The overall aim of the PR campaigns is to build up Pornhub as an entertainment brand among others. This again implies a process of domestication whereby media contents deemed unsavory, inappropriate, and off the mainstream are rendered familiar, acceptable, routine, and ordinary. Such processes have during the past decade or so, been diagnosed through concepts such as the sexualization and pornification of culture with the aim of accounting for how pornography has grown mundane in its accessibility, how people of different ages and genders are routinely consuming it, and the role that the flirtation with both the sexually suggestive and the sexually explicit plays media culture. Such diagnoses describe the mainstreaming of pornography in terms of its sheer popularity (bearing in mind the annual volume of Pornhub traffic alone), as well as the general visibility of pornographic codes, aesthetics, and themes across different fields of culture. As a long-standing media cultural trend, flirtation with pornography is telling of the perpetual—albeit also regularly uncomfortable—public presence of materials deemed obscene, the simultaneous fascination and aversion that they entail, as well as the constant labor involved in maintaining some kind of a boundary between pornography and the mainstream, the NSFW and SFW.

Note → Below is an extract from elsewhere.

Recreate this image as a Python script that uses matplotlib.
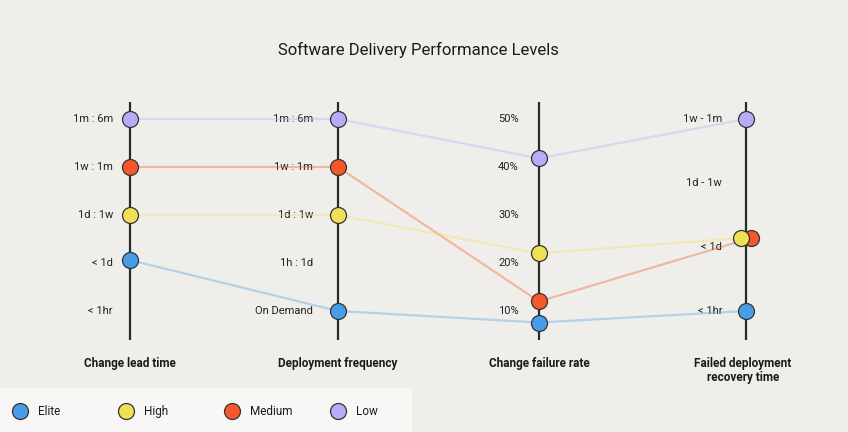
import matplotlib
matplotlib.use("Agg")
import matplotlib.pyplot as plt

plt.rcParams['font.family'] = ['Roboto', 'DejaVu Sans']

# ---------------- data ----------------
title = "Software Delivery Performance Levels"
axis_titles = ["Change lead time", "Deployment frequency", "Change failure rate",
               "Failed deployment\nrecovery time"]
lead_time_labels = ["< 1hr", "< 1d", "1d : 1w", "1w : 1m", "1m : 6m"]
deploy_freq_labels = ["On Demand", "1h : 1d", "1d : 1w", "1w : 1m", "1m : 6m"]
failure_rate_ticks = [10, 20, 30, 40, 50]
recovery_labels = ["< 1hr", "< 1d", "1d - 1w", "1w - 1m"]

levels = ["Elite", "High", "Medium", "Low"]
# category index on each ordinal axis, percentage on failure-rate axis
lead_time = [1.06, 2, 3, 4]
deploy_freq = [0, 2, 3, 4]
failure_rate = [7.6, 22, 12, 41.8]
recovery = [0, 1.14, 1.14, 3]

colors = {"Elite": "#479ee8", "High": "#f0e154", "Medium": "#f5582a", "Low": "#b8acf8"}
x_jitter = {"Elite": 0, "High": -5, "Medium": 5, "Low": 0}
dot_z = {"Elite": 3.4, "High": 3.5, "Medium": 3.2, "Low": 3.1}

BG = "#f0eeea"
LEG_BG = "#f8f7f5"
W, H = 848, 432

fig = plt.figure(figsize=(W / 100, H / 100), dpi=100, facecolor=BG)

# main axes: y=0 at bottom tick row (px 311), y=1 at top tick row (px 119)
top_px, bot_px = 119, 311
ax = fig.add_axes([0, (H - bot_px) / H, 1, (bot_px - top_px) / H])
ax.set_xlim(0, W)
ax.set_ylim(0, 1)
ax.axis("off")
ax.patch.set_alpha(0)

axis_x = [130, 338, 539, 746]

def norm_lead(v):
    return v / (len(lead_time_labels) - 1)

def norm_freq(v):
    return v / (len(deploy_freq_labels) - 1)

def norm_rate(v):
    return (v - failure_rate_ticks[0]) / (failure_rate_ticks[-1] - failure_rate_ticks[0])

def norm_rec(v):
    return v / (len(recovery_labels) - 1)

norms = [norm_lead, norm_freq, norm_rate, norm_rec]
series = [lead_time, deploy_freq, failure_rate, recovery]

def px_to_y(px):
    return (bot_px - px) / (bot_px - top_px)

# vertical axes
for x in axis_x:
    ax.plot([x, x], [px_to_y(340), px_to_y(102)], color="#2a2a2a", lw=1.6, zorder=2,
            solid_capstyle="butt", clip_on=False)

# tick labels
tick_sets = [
    (lead_time_labels, [norm_lead(i) for i in range(len(lead_time_labels))], 17),
    (deploy_freq_labels, [norm_freq(i) for i in range(len(deploy_freq_labels))], 25),
    ([f"{t}%" for t in failure_rate_ticks], [norm_rate(t) for t in failure_rate_ticks], 20),
    (recovery_labels, [norm_rec(i) for i in range(len(recovery_labels))], 24),
]
for x, (labs, ys, off) in zip(axis_x, tick_sets):
    for lab, y in zip(labs, ys):
        ax.text(x - off, y, lab, ha="right", va="center", fontsize=8,
                color="#222222", zorder=1)

# lines and dots
for idx in reversed(range(len(levels))):
    lvl = levels[idx]
    xs = [x + (x_jitter[lvl] if k == 3 else 0) for k, x in enumerate(axis_x)]
    ys = [norms[k](series[k][idx]) for k in range(4)]
    ax.plot(xs, ys, color=colors[lvl], alpha=0.36, lw=1.6, zorder=1, clip_on=False)
    ax.plot(xs, ys, linestyle="none", marker="o", markersize=11.5,
            markerfacecolor=colors[lvl], markeredgecolor="#333333",
            markeredgewidth=0.9, zorder=dot_z[lvl], clip_on=False)

# axis titles
for x, t in zip(axis_x, axis_titles):
    if "\n" in t:
        ax.text(x - 3, px_to_y(357), t, ha="center", va="top",
                fontsize=8.5, fontweight="bold", color="#1a1a1a", linespacing=1.15)
    else:
        ax.text(x, px_to_y(364), t, ha="center", va="center",
                fontsize=8.5, fontweight="bold", color="#1a1a1a")

fig.text(418 / W, 1 - 50 / H, title, ha="center", va="center", fontsize=12,
         color="#1a1a1a")

# legend panel
lax = fig.add_axes([0, 0, 412 / W, 44 / H])
lax.set_facecolor(LEG_BG)
for s in lax.spines.values():
    s.set_visible(False)
lax.set_xticks([])
lax.set_yticks([])
slot = 106
lax.set_xlim(0, 412 / slot)
lax.set_ylim(0, 1)
for i, lvl in enumerate(levels):
    lax.plot([i + 20 / slot], [0.47], marker="o", markersize=11.5,
             markerfacecolor=colors[lvl], markeredgecolor="#333333",
             markeredgewidth=0.9, linestyle="none")
    lax.text(i + 38 / slot, 0.47, lvl, ha="left", va="center", fontsize=8.5,
             color="#1a1a1a")

fig.savefig("out.png", dpi=100, facecolor=BG)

The mainstreaming and domestication of Pornhub through its SFW public relations campaigns interferes with the scent of forbidden fruit on which the cultural status, and central attraction, of pornography has been dependent throughout its history and which has rendered it the content that necessitates specific policing, censorship, and acts of regulation. Their PR campaigns increase the brand’s visibility in a range of SFW within the online attention economy of clicks, links, and shares, but similar cross-platform circulation cannot apply to the NSFW videos that the site hosts.